With non-destructive node graph editing, each distinctive tool or process you use adds a "node" to a graph, with each node linked to both the previous edit and the subsequent edit. A final session will consequently look like a row of various nodes all linked together. Graphite shows this graph beneath the editing canvas, and it's the only part of the UI that comes from other graphics applications. There's a large tool palette on the left, individual properties for tools on the right, and the canvas itself in the center. The palette includes tools for freehand drawing, a path generator, various shapes to draw, advanced typesetting, and flood-fill with lots of gradients. It's all beautifully designed and rendered. Every element is drawn perfectly at the native resolution of your display. Even in a web browser, it's fast to use. It may not be ideal, but it does also mean you can collaborate on an illustration, and it will even work on a smartphone or Android tablet. You can import images and use both raster and vector images as your sources and output, and HDR and WCG are supported for color rendering. The back-end render engine is "resolution-agnostic," which means your designs are kept as algorithms until they're finally exported at whatever size or resolution you need, as either a PNG, JPEG, or SVG file. Even raster images become infinitely scalable, with no pixelation, thanks to Graphite's own scaling algorithms.
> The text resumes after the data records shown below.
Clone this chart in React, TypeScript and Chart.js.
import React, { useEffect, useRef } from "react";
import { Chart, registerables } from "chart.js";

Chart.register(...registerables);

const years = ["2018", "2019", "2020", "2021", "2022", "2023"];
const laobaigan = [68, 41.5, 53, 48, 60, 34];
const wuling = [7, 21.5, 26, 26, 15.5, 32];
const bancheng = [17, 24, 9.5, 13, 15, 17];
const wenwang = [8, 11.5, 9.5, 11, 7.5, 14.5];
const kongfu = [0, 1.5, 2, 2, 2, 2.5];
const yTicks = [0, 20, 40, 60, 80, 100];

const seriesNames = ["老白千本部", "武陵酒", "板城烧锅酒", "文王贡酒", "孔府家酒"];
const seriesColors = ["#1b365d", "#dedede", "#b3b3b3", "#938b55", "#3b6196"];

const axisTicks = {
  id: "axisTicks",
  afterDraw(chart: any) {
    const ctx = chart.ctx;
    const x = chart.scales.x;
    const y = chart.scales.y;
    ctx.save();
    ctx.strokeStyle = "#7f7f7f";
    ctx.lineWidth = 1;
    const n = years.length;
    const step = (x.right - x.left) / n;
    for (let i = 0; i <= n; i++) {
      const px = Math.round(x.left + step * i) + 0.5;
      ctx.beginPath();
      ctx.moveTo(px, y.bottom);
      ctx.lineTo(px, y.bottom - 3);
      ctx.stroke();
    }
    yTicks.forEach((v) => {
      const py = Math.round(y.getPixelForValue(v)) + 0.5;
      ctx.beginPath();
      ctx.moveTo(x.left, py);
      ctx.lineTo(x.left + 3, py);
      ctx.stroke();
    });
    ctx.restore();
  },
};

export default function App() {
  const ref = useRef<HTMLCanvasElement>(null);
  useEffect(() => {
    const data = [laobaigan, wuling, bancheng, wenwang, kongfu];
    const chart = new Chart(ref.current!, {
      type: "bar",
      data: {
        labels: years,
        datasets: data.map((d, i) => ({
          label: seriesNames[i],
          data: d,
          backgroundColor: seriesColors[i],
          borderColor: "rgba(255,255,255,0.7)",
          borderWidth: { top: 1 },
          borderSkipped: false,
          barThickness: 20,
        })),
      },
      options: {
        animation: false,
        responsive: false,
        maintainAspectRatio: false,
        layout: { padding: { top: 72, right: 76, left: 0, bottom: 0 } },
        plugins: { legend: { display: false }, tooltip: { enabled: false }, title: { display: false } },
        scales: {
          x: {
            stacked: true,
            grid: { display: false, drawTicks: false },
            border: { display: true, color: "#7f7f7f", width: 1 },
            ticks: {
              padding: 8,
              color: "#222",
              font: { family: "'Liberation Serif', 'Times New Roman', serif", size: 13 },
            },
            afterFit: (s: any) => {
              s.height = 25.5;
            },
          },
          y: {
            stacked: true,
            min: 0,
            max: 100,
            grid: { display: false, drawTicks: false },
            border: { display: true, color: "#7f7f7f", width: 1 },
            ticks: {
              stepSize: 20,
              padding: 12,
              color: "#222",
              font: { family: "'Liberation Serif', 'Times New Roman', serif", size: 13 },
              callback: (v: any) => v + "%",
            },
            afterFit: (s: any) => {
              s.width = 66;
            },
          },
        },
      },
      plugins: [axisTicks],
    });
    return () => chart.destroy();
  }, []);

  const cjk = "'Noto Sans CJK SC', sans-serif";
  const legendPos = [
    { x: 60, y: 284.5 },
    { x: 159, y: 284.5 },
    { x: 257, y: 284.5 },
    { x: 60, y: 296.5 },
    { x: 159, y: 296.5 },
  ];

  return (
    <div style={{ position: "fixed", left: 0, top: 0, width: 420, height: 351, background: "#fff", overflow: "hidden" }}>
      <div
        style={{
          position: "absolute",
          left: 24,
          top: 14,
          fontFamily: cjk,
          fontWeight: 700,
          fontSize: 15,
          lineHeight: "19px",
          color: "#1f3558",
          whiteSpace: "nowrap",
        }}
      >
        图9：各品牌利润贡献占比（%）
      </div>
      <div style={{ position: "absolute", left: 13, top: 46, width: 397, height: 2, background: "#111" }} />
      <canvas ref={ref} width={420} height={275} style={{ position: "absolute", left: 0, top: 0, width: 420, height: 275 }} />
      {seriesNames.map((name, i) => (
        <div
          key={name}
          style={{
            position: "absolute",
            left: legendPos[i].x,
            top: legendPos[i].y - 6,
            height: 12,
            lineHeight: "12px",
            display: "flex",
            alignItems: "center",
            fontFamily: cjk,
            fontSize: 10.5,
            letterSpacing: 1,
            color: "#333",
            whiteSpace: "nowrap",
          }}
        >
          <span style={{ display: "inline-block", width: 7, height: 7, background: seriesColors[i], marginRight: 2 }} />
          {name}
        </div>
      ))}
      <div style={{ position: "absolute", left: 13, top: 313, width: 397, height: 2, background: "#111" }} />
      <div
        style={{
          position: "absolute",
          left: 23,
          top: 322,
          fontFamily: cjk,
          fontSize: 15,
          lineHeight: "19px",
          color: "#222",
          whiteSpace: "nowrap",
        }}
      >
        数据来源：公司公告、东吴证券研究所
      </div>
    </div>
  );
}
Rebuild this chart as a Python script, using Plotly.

The properties for the path generator allow for transformations, solid fills, and gradient fills, with different types of strokes for the lines. It's these properties, and the properties of the other tools, that you can revisit at any time by clicking on the node for the edit in the graph. And it's exactly this kind of nonlinear editing that makes Graphite so powerful. It means you can busy yourself with the important parts of a design or illustration, such as its layout and arrangement, without worrying about the exact details such as widths or colors because these can always be adjusted later. If you're doing work for a client, it means you can always go back to earlier steps in the design process to change properties without affecting later edits or values. This approach could also be potentially automated, and Graphite hopes to incorporate this parametric editing into studio production environments.
While using a web browser isn't ideal, you can at least self-host the project and run the browser locally if you prefer. A native application would be ideal, however, and this is promised. As the project has been written with Rust, with its own framework, this work should hopefully be more feasible than it might be for other, less modern projects. With a native application this might become one of the best open source solutions available.